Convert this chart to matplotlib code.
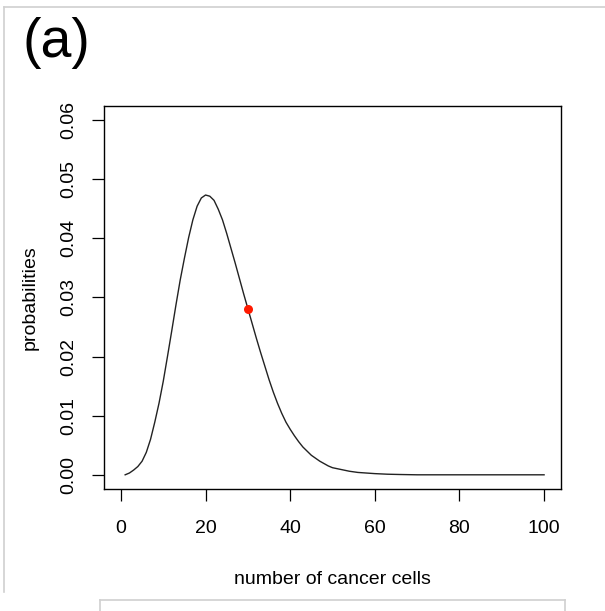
import matplotlib
matplotlib.use("Agg")
import matplotlib.pyplot as plt
from matplotlib.lines import Line2D

plt.rcParams['font.family'] = ['Liberation Sans', 'DejaVu Sans']

# values (number of cells, probability)
cells = [1, 2, 3, 4, 5, 6, 7, 8, 9, 10, 11, 12, 13, 14, 15, 16, 17, 18, 19, 20,
         21, 22, 23, 24, 25, 26, 27, 28, 29, 30, 31, 32, 33, 34, 35, 36, 37, 38,
         39, 40, 41, 42, 43, 44, 45, 46, 47, 48, 49, 50, 52, 54, 56, 58, 60, 63,
         66, 70, 80, 90, 100]
probs = [0.0000, 0.0003, 0.0008, 0.0014, 0.0023, 0.0038, 0.0060, 0.0089, 0.0121,
         0.0158, 0.0200, 0.0243, 0.0287, 0.0329, 0.0366, 0.0401, 0.0431, 0.0454,
         0.0468, 0.0473, 0.0471, 0.0464, 0.0449, 0.0431, 0.0408, 0.0383, 0.0358,
         0.0332, 0.0306, 0.0281, 0.0256, 0.0231, 0.0207, 0.0184, 0.0161, 0.0140,
         0.0121, 0.0104, 0.0089, 0.0077, 0.0066, 0.0056, 0.0047, 0.0040, 0.0033,
         0.0028, 0.0023, 0.0019, 0.0015, 0.0012, 0.0009, 0.0006, 0.0004, 0.0003,
         0.0002, 0.0001, 0.00005, 0.0, 0.0, 0.0, 0.0]

obs_x = 30
obs_y = 0.0281

xticks = [0, 20, 40, 60, 80, 100]
yticks = [0.00, 0.01, 0.02, 0.03, 0.04, 0.05, 0.06]

fig = plt.figure(figsize=(6.05, 6.11), dpi=100)
ax = fig.add_axes([104/605, 1-489/611, (561-104)/605, (489-105.7)/611])

ax.plot(cells, probs, color='#222222', lw=1.0)
ax.plot(obs_x, obs_y, 'o', color='#ff1a00', ms=6.5, mec='none')

ax.set_xlim(-4, 104)
ax.set_ylim(-0.0024, 0.0624)
ax.set_xticks(xticks)
ax.set_xticklabels([str(t) for t in xticks])
ax.set_yticks(yticks)
ax.set_yticklabels(['%.2f' % t for t in yticks], rotation=90, va='center')
ax.tick_params(direction='out', length=8.6, width=0.9, labelsize=14, pad=11)
ax.tick_params(axis='x', pad=14)
for s in ax.spines.values():
    s.set_linewidth(1.0)

ax.set_xlabel('number of cancer cells', fontsize=14, labelpad=24)
ax.set_ylabel('probabilities', fontsize=14, labelpad=15)

fig.text(22/605, 1-43/611, '(a)', fontsize=40, va='center', ha='left')

# light gray frame around the panel
g = '#d0d0d0'
fig.add_artist(Line2D([4/605, 1], [1-7/611, 1-7/611], color=g, lw=1.2))
fig.add_artist(Line2D([4/605, 4/605], [1-7/611, 1-592/611], color=g, lw=1.2))
fig.add_artist(Line2D([100/605, 565/605], [1-600/611, 1-600/611], color=g, lw=1.2))
fig.add_artist(Line2D([100/605, 100/605], [1-600/611, 0], color=g, lw=1.2))
fig.add_artist(Line2D([565/605, 565/605], [1-600/611, 0], color=g, lw=1.2))

fig.savefig('out.png', dpi=100)
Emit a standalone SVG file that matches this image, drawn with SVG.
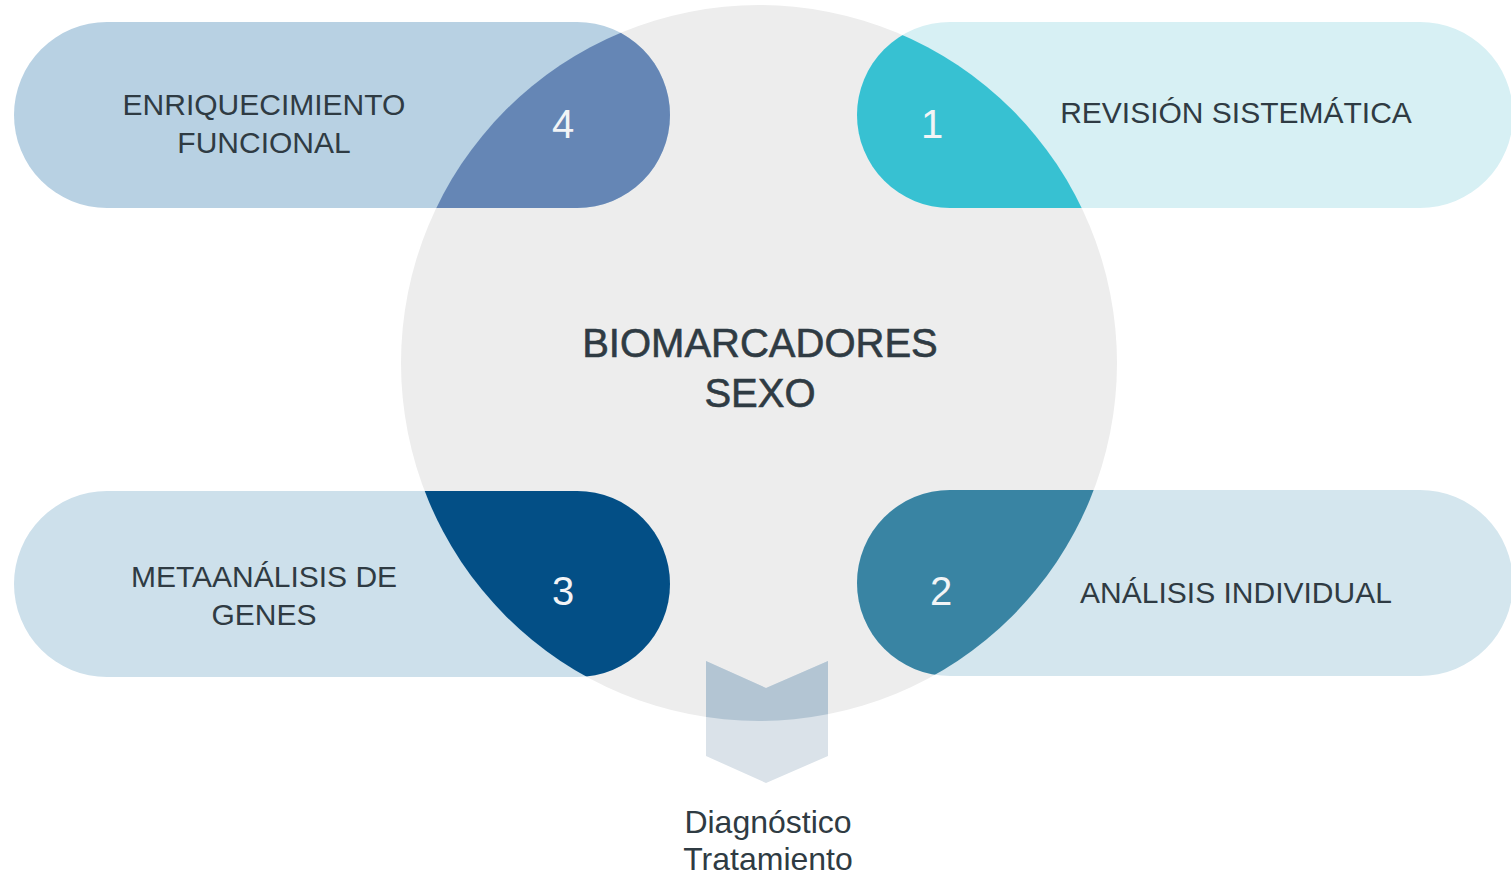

» **EXERCISE DETAILS**:
Repeat all of the entries word for word, but omit the pictures.

» **RESULT OF THIS EXERCISE**:
Convert this chart to matplotlib code.
import matplotlib
matplotlib.use("Agg")
import matplotlib.pyplot as plt
from matplotlib.lines import Line2D

plt.rcParams['font.family'] = ['Liberation Sans', 'DejaVu Sans']

# values (number of cells, probability)
cells = [1, 2, 3, 4, 5, 6, 7, 8, 9, 10, 11, 12, 13, 14, 15, 16, 17, 18, 19, 20,
         21, 22, 23, 24, 25, 26, 27, 28, 29, 30, 31, 32, 33, 34, 35, 36, 37, 38,
         39, 40, 41, 42, 43, 44, 45, 46, 47, 48, 49, 50, 52, 54, 56, 58, 60, 63,
         66, 70, 80, 90, 100]
probs = [0.0000, 0.0003, 0.0008, 0.0014, 0.0023, 0.0038, 0.0060, 0.0089, 0.0121,
         0.0158, 0.0200, 0.0243, 0.0287, 0.0329, 0.0366, 0.0401, 0.0431, 0.0454,
         0.0468, 0.0473, 0.0471, 0.0464, 0.0449, 0.0431, 0.0408, 0.0383, 0.0358,
         0.0332, 0.0306, 0.0281, 0.0256, 0.0231, 0.0207, 0.0184, 0.0161, 0.0140,
         0.0121, 0.0104, 0.0089, 0.0077, 0.0066, 0.0056, 0.0047, 0.0040, 0.0033,
         0.0028, 0.0023, 0.0019, 0.0015, 0.0012, 0.0009, 0.0006, 0.0004, 0.0003,
         0.0002, 0.0001, 0.00005, 0.0, 0.0, 0.0, 0.0]

obs_x = 30
obs_y = 0.0281

xticks = [0, 20, 40, 60, 80, 100]
yticks = [0.00, 0.01, 0.02, 0.03, 0.04, 0.05, 0.06]

fig = plt.figure(figsize=(6.05, 6.11), dpi=100)
ax = fig.add_axes([104/605, 1-489/611, (561-104)/605, (489-105.7)/611])

ax.plot(cells, probs, color='#222222', lw=1.0)
ax.plot(obs_x, obs_y, 'o', color='#ff1a00', ms=6.5, mec='none')

ax.set_xlim(-4, 104)
ax.set_ylim(-0.0024, 0.0624)
ax.set_xticks(xticks)
ax.set_xticklabels([str(t) for t in xticks])
ax.set_yticks(yticks)
ax.set_yticklabels(['%.2f' % t for t in yticks], rotation=90, va='center')
ax.tick_params(direction='out', length=8.6, width=0.9, labelsize=14, pad=11)
ax.tick_params(axis='x', pad=14)
for s in ax.spines.values():
    s.set_linewidth(1.0)

ax.set_xlabel('number of cancer cells', fontsize=14, labelpad=24)
ax.set_ylabel('probabilities', fontsize=14, labelpad=15)

fig.text(22/605, 1-43/611, '(a)', fontsize=40, va='center', ha='left')

# light gray frame around the panel
g = '#d0d0d0'
fig.add_artist(Line2D([4/605, 1], [1-7/611, 1-7/611], color=g, lw=1.2))
fig.add_artist(Line2D([4/605, 4/605], [1-7/611, 1-592/611], color=g, lw=1.2))
fig.add_artist(Line2D([100/605, 565/605], [1-600/611, 1-600/611], color=g, lw=1.2))
fig.add_artist(Line2D([100/605, 100/605], [1-600/611, 0], color=g, lw=1.2))
fig.add_artist(Line2D([565/605, 565/605], [1-600/611, 0], color=g, lw=1.2))

fig.savefig('out.png', dpi=100)
Emit a standalone SVG file that matches this image, drawn with SVG.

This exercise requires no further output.